Osservando alcuni studi sul mercato del lavoro e le relazioni industriali si scopre – se si ha un po’ di onestà intellettuale e non ci si orienta soltanto attraverso la propaganda sfascista di quelle “fumerie d’oppio” in cui si sono trasformati i talk show di prima serata – che vi sono alcune novità che danno la sensazione che la nottata stia passando. I primi dati li prendiamo da Pietro Ichino il quale, in una recente conferenza, ha voluto documentare i trend dell’occupazione. Da febbraio 2014 ad aprile 2017, secondo l’Istat, gli occupati sono aumentati di 854mila unità di cui ben 579mila a tempo indeterminato e 362mila con contratti a termine. Poiché nello stesso periodo – sottolinea Ichino – gli autonomi sono diminuiti di 87mila (probabilmente co.co.co.), l’aumento dei dipendenti è stato di 941mila unità, di cui poco meno di 2/3 con rapporti stabili.

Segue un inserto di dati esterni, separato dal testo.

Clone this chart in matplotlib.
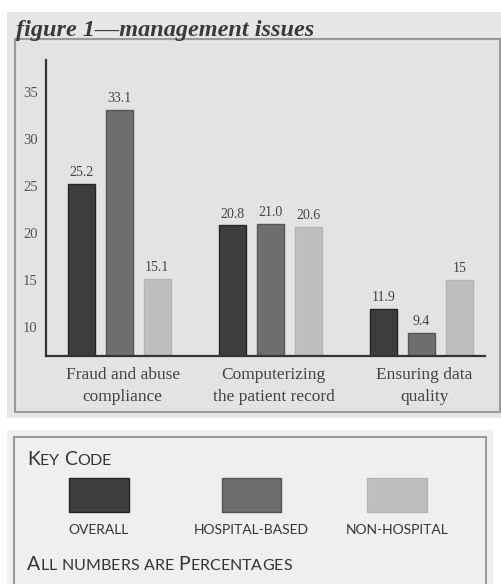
import matplotlib
matplotlib.use('Agg')
import matplotlib.pyplot as plt
from matplotlib.patches import Rectangle
import numpy as np

# management issues survey, values in percent
categories = ['Fraud and abuse\ncompliance', 'Computerizing\nthe patient record', 'Ensuring data\nquality']
series_names = ['OVERALL', 'HOSPITAL-BASED', 'NON-HOSPITAL']
overall = [25.2, 20.8, 11.9]
hospital = [33.1, 21.0, 9.4]
non_hospital = [15.1, 20.6, 15]
value_text = [['25.2', '20.8', '11.9'], ['33.1', '21.0', '9.4'], ['15.1', '20.6', '15']]
yticks = [10, 15, 20, 25, 30, 35]

colors = ['#3d3d3d', '#6e6e6e', '#bebebe']
edges = ['#262626', '#555555', '#b4b4b4']

W, H = 502, 584
fig = plt.figure(figsize=(W / 100, H / 100), dpi=100)
fig.patch.set_facecolor('white')


def fx(x):
    return x / W


def fy(y):
    return 1 - y / H


def box(x0, y0, x1, y1, **kw):
    fig.patches.append(Rectangle((fx(x0), fy(y1)), fx(x1) - fx(x0), fy(y0) - fy(y1),
                                 transform=fig.transFigure, figure=fig, **kw))


# chart panel
box(7, 12, 502, 418, facecolor='#e6e6e6', edgecolor='none', zorder=0)
box(15, 39, 500, 412, facecolor='#e3e3e3', edgecolor='#9a9a9a', linewidth=1.5, zorder=0.5)
# key panel
box(7, 430, 493, 590, facecolor='#f0f0f0', edgecolor='none', zorder=0)
box(14, 437, 486, 600, facecolor='#efefef', edgecolor='#9a9a9a', linewidth=1.5, zorder=0.5)

fig.text(fx(16), fy(36), 'figure 1\u2014management issues', family='Liberation Serif',
         style='italic', weight='bold', fontsize=17.5, color='#3a3a3a', va='baseline', ha='left')

ax = fig.add_axes([fx(46), fy(356), fx(485) - fx(46), fy(60) - fy(356)], zorder=2)
ax.set_facecolor('none')
x = np.arange(len(categories))
width = 0.18
step = 0.25
for i, vals in enumerate([overall, hospital, non_hospital]):
    pos = x + (i - 1) * step + 0.01
    ax.bar(pos, vals, width, color=colors[i], edgecolor=edges[i], linewidth=1, zorder=2)
    for p, v, t in zip(pos, vals, value_text[i]):
        ax.annotate(t, (p, v), xytext=(0, 3.5), textcoords='offset points', ha='center',
                    va='bottom', family='Liberation Serif', fontsize=10, color='#444444')

ax.set_ylim(6.9, 38.4)
ax.set_xlim(-0.477, 2.43)
ax.set_yticks(yticks)
ax.set_yticklabels([str(t) for t in yticks], family='Liberation Serif', fontsize=10.5, color='#555555')
ax.set_xticks(x + 0.03)
ax.set_xticklabels(categories, family='Liberation Serif', fontsize=12.5, color='#444444', linespacing=1.45)
ax.tick_params(length=0)
ax.tick_params(axis='y', pad=6)
ax.tick_params(axis='x', pad=8)
for s in ['top', 'right']:
    ax.spines[s].set_visible(False)
for s in ['left', 'bottom']:
    ax.spines[s].set_color('#333333')
    ax.spines[s].set_linewidth(1.6)

# key code
renderer = fig.canvas.get_renderer()
big, small = 14, 11.5


def small_caps(x0, y0, text, color='#333333', family='Lato'):
    # capitals drawn full size, everything else as smaller capitals
    xpos = fx(x0)
    for ch in text:
        size = big if ch.isupper() else small
        t = fig.text(xpos, fy(y0), ch.upper(), fontsize=size, family=family, color=color,
                     va='baseline', ha='left')
        bb = t.get_window_extent(renderer)
        xpos += bb.width / W if ch != ' ' else size * 0.3 / 72 * 100 / W


small_caps(27, 465, 'Key Code')
small_caps(27, 570, 'All numbers are Percentages')

swatch_x = [(69, 129), (222, 281), (367, 427)]
for (a, b), c, e, name in zip(swatch_x, colors, edges, series_names):
    box(a, 478, b, 512, facecolor=c, edgecolor=e, linewidth=1, zorder=2)
    fig.text(fx((a + b) / 2), fy(534), name, fontsize=10, family='Lato', color='#333333',
             ha='center', va='baseline')

fig.savefig('out.png', dpi=100)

Un’analisi più approfondita consente di valutare situazioni ancora più specifiche. Tra queste – pur nel suo valore relativo – il rapporto tra assunzioni e cessazioni (in base alle Comunicazioni obbligatorie che i datori sono tenuti a trasmettere al ministero del Lavoro attestando tutto ciò che riguarda il rapporto di lavoro). A partire da un 2014 che segna ancora un saldo negativo (-33.627 unità) negli anni successivi vi è un cambio di segno. Molto sostenuto nel 2015 (l’anno dell’erogazione degli incentivi per le assunzioni o le trasformazioni a tempo indeterminato) con un + 611.634 unità, ma discreto anche nel 2016 (+ 321.950 unità) e nei primi tre mesi dell’anno in corso (+332.294 unità): un saldo apprezzabile quest’ultimo in quanto riferito a un solo trimestre.

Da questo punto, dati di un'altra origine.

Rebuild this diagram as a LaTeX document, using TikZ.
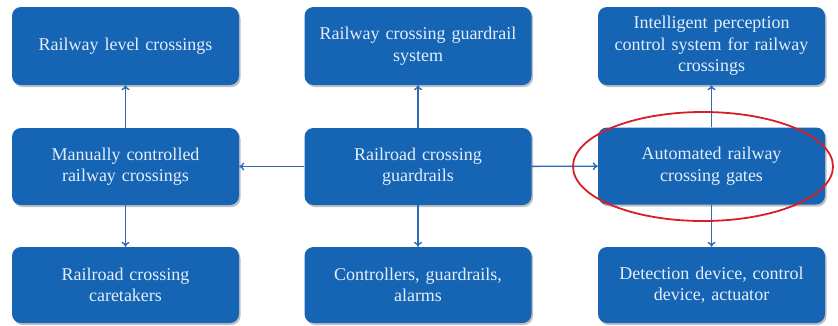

Ichino, poi, propone una diversa combinazione dei dati: la differenza tra la somma delle assunzioni a tempo indeterminato, le trasformazioni dei contratti e termine e dei contratti di apprendistato e l’ammontare delle cessazioni a tempo indeterminato. Anche in quest’operazione emerge che il solo saldo negativo è quello del 2014 (- 40.849), mentre negli anni successivi il segno diventa positivo: +885.283 nel 2015, +45.978 nel 2016, +17.537 nei primi tre mesi del 2017. Questa sequenza è innegabilmente la testimonianza dell’esaurirsi della spinta alle assunzioni prodotta dagli incentivi, la cui finalità è stato senza dubbio realizzata, sia pure a caro prezzo, nell’anno-chiave del 2015. Quanto alle classi di età che hanno tratto beneficio dalla maggiore occupazione, viene smentita la leggenda metropolitana che gli incrementi abbiano riguardato soprattutto i lavoratori più anziani per effetto del lavoro forzato a cui li avrebbe condannati la riforma delle pensioni del 2011.

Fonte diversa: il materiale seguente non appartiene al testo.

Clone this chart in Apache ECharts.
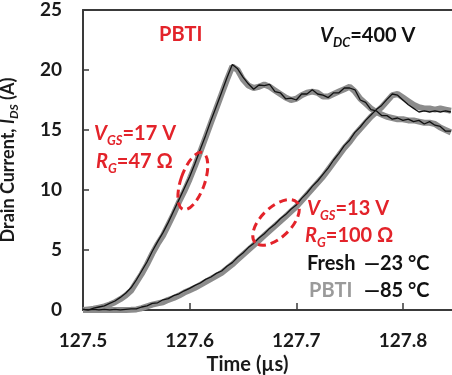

Un altro dato interessante proviene dal ministero del Lavoro e concerne gli accordi stipulati per incrementare produttività, redditività, ecc., i quali, com’è noto, usufruiscono di un trattamento fiscale più favorevole: un’imposta sul reddito del 10% entro il limite di importo complessivo di 2.000 euro lordi, limitatamente al settore privato e con riferimento ai titolari di reddito da lavoro dipendente di importo non superiore, nell’anno precedente, a euro 50.000. Il bonus sale a 2.500 euro se gli accordi riguardano interventi di welfare aziendale o piani di partecipazione.
Sono 22.835 i contratti aziendali e territoriali depositati. Alla data del 15 giugno 2017, 10.403 dichiarazioni di conformità si riferiscono a contratti tuttora attivi; di queste, 8.550 sono riferite a contratti aziendali e 1.583 a contratti territoriali. Dei 10.403 contratti attivi (per “attivo” si intende il contratto in cui il “periodo di validità” indicato nel modello comprende il 2017), 8.166 si propongono di raggiungere obiettivi di produttività, 5.955 di redditività, 4.974 di qualità, mentre 1.415 prevedono un piano di partecipazione e 2.990 prevedono misure di welfare aziendale.
Da ultimo il redivivo Cnel ha presentato il 2° Report sui contratti di solidarietà. Quelli depositati nell’Archivio, anche se scaduti e rinnovati, sono in totale 1.328 contratti. Sul sito del Cnel si possono trovare tutte le indicazioni.